Re: when will HDF5 support Unicode?

Bob,

> I want to double check to confirm that the proposed (pretty limited)
> changes are actually what you need.  This is a pretty messy change, 
> and I'm concerned that it's not really what you need.
> 
> With the long discussion, I've lost track of the trail, so I want
> to restate what we propose, and ask you guys to let us know if this
> is what you need.
> 
> 
> 1. flag the character encoding for links
> 
> Basically, the change means that there will be an information field
> in the HDF5 metadata that suggests that a link name should be interpreted
> as ASCII or UTF-8.  (It is already possible to store UTF-8 as the
> name of objects, but there is no standard way to know that was done.)
> 
> This will cover the names of datasets and groups (essentially path names),
> but not attributes.  I'm not sure about object references and the target
> of a soft link, etc., other places a path name might be used to create
> an object.

I think number 1. could also just be done as a documentation change,
where instead of saying that link names are represented (encoded) as
ASCII strings, you say link names are represented using UTF-8.  This
is backward compatible, because all current ASCII-encoded names are
already UTF-8.  

I don't know why you would want to support more than one encoding for
names, so you might as well just pick one, and UTF-8 would be the best
for this purpose because ASCII strings are UTF-8 strings.  Is there a
use case where more than one encoding for the names of datasets and
groups would be desirable or necessary?

At least one library change is needed to support UTF-8 encoded names,
specifically for iterating through dataset names in a Group in
"alphabetical order".  For names with non-ASCII characters, this order
should follow the Unicode collation algorithm.
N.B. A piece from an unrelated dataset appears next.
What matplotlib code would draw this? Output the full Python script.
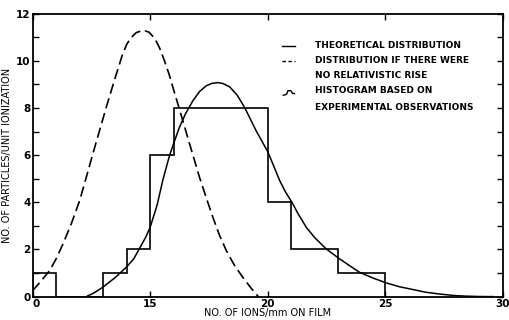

> 2. add UTF-8 character encoding fo character/string datatype
> 
> Again, it is already possible to store this data, but the change
> makes the datatype document the encoding. 
> 
> I think this doesn't cover the stringsfor enumerations, or the field 
> names in a compund data type. I think they can have UTF-8 in them,
> but there won't be aflag to indiate the fact.
> 
> This change covers the content of datasets and attributes. 
> 
> We can't handle other encodings at this time.

This seems fine, since there are good reasons to support more than one
encoding for character data, unlike character names.  However, there
has to be a default encoding when one is not supplied.  Currently the
default encoding is ASCII, right?  You might consider whether it's
practical to make the default encoding UTF-8 instead.  I'm not sure
whether that would introduce any incompatibilities or not.  If it
does, then explicit specification for UTF-8 encoded data would be
required.

--Russ